That happens a lot with customers and people in general. The older I get the more it happens. There must be something to it. It's not coincidence. The best incident was when GoogleEarth first came out and I zoomed into my house and there was a trailer parked in the driveway that I was lettering. Hadn't heard from this trailer guy in years and he calls me the next day.
I hate to slap you with a cold dose of reality but coincidences are indeed coincidences. How many time have your thought of some one you haven't had contact with for ages, the phone rings, and it's not them. No one ever remembers that. You only remember the the hits, never the misses.

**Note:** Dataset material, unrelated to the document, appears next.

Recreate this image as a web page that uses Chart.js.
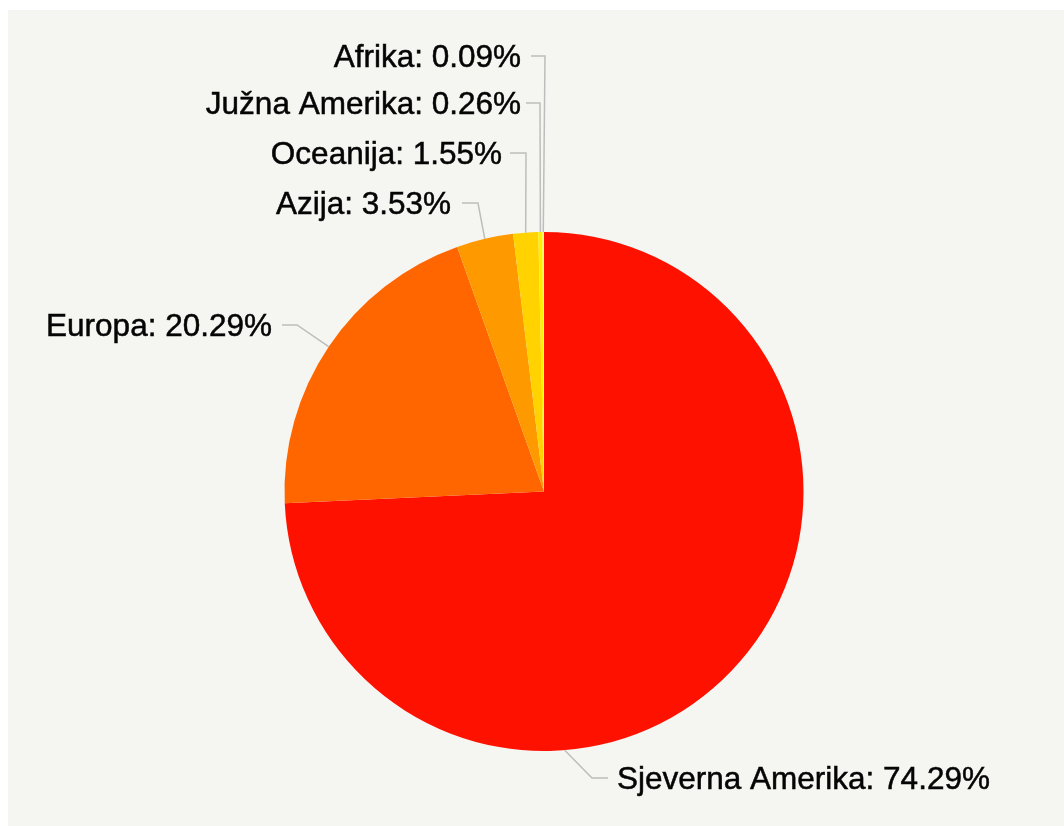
<!DOCTYPE html>
<html>
<head>
<meta charset="utf-8">
<script src="https://cdn.jsdelivr.net/npm/chart.js@4"></script>
<style>
  html, body { margin: 0; padding: 0; background: #ffffff; }
  #bg { position: absolute; left: 8px; top: 10px; right: 0; bottom: 0; background: #f5f5f1; }
  #pie { position: absolute; left: 0; top: 0; }
</style>
</head>
<body>
<div id="bg"></div>
<canvas id="pie" width="1064" height="826"></canvas>
<script>
const regions = ["Sjeverna Amerika", "Europa", "Azija", "Oceanija", "Južna Amerika", "Afrika"];
const shares = [74.29, 20.29, 3.53, 1.55, 0.26, 0.09];
const slice_colors = ["#ff1100", "#ff6600", "#ff9900", "#ffd200", "#fff000", "#ffff66"];

// where each label sits and how its leader line bends
const label_layout = [
  { frac: 0.656, elbowX: 592, y: 778, lineEnd: 608, textX: 617, align: "left" },
  { frac: 0.5, elbowX: 297, y: 325, lineEnd: 282, textX: 272, align: "right" },
  { frac: 0.5, elbowX: 478, y: 203, lineEnd: 462, textX: 451, align: "right" },
  { frac: 0.5, elbowX: 526, y: 153, lineEnd: 510, textX: 502, align: "right" },
  { frac: 0.5, elbowX: 540, y: 103, lineEnd: 526, textX: 521, align: "right" },
  { frac: 0.5, elbowX: 545, y: 56, lineEnd: 531, textX: 521, align: "right" }
];

const leaderLabels = {
  id: "leaderLabels",
  afterDatasetsDraw(chart) {
    const ctx = chart.ctx;
    const arcs = chart.getDatasetMeta(0).data;
    ctx.save();
    arcs.forEach((arc, i) => {
      const p = arc.getProps(["x", "y", "startAngle", "endAngle", "outerRadius"], true);
      const lay = label_layout[i];
      const a = p.startAngle + lay.frac * (p.endAngle - p.startAngle);
      const sx = p.x + Math.cos(a) * p.outerRadius;
      const sy = p.y + Math.sin(a) * p.outerRadius;

      ctx.strokeStyle = "#bdbdbd";
      ctx.lineWidth = 1.5;
      ctx.beginPath();
      ctx.moveTo(sx, sy);
      ctx.lineTo(lay.elbowX, lay.y);
      ctx.lineTo(lay.lineEnd, lay.y);
      ctx.stroke();

      const txt = regions[i] + ": " + shares[i].toFixed(2) + "%";
      ctx.font = "31.5px 'Liberation Sans', Arial, sans-serif";
      ctx.textAlign = lay.align;
      ctx.textBaseline = "alphabetic";
      ctx.fillStyle = "#050505";
      ctx.fillText(txt, lay.textX, lay.y + 11);
      ctx.strokeStyle = "#050505";
      ctx.lineWidth = 0.5;
      ctx.strokeText(txt, lay.textX, lay.y + 11);
    });
    ctx.restore();
  }
};

new Chart(document.getElementById("pie"), {
  type: "pie",
  data: {
    labels: regions,
    datasets: [{
      data: shares,
      backgroundColor: slice_colors,
      borderWidth: 0,
      hoverOffset: 0
    }]
  },
  options: {
    responsive: false,
    devicePixelRatio: 1,
    animation: false,
    layout: {
      padding: { top: 232, bottom: 75, left: 200, right: 176 }
    },
    plugins: {
      legend: { display: false },
      tooltip: { enabled: false }
    }
  },
  plugins: [leaderLabels]
});
</script>
</body>
</html>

Let's say that the probability of your scenario might be, oh, say 10,000,000 to one. If that were the case the same sort of coincidence could be expected to be occurring almost a 1,000 times a day worldwide assuming a population of ~7,000,000,000 people.
If you can calculate the odds against something happening, no matter how astronomical they might be, those same odds state just as certainly that the event
will happen. It's not remarkable.
Now if you experience an event the odds of with a probability of 0, not close to 0 but 0, then you might be on to something. That has yet to happen. Proclaiming the reciprocal of long odds to be 'miracles' or ESP is a favorite pastime of lots of people. How many times has someone survived some bizarre and, on the surface, unsurvivable event and have that experience heralded far and wide as a 'miracle'? You see it on the evening news almost every night. Little Bobby Fustermucher pulled from certain death by a passerby/family dog/whatever. A miracle, that's what it is. There's absolutely nothing miraculous about beating long odds.
On the other hand, there's a plethora of evidence that no one no how possesses and sort of 'ESP'. That the stock market opens each day, that gambling casinos are still in business, that horse races are conducted daily are prima facie evidence that these mysterious abilities are non-existent.
Hell, James Randi has for years offered $1,000,000.00 (
http://www.randi.org) to anyone who can demonstrate any of these abilities under something resembling controlled conditions. He still has his million bucks.
Most gambling casinos keep meticulous records of the returns on the various games and devices designed to remove every nickel from your jeans. Month after month, year after year these games return exactly what they're expected to by the laws of probability. They never deviate. One would think that if anyone sporting paranormal powers engaged in any of these dubious pastimes these records would show it. They do not.
No one has ever, as in ever, demonstrated the existence of any ESP ability under controlled conditions. Ever.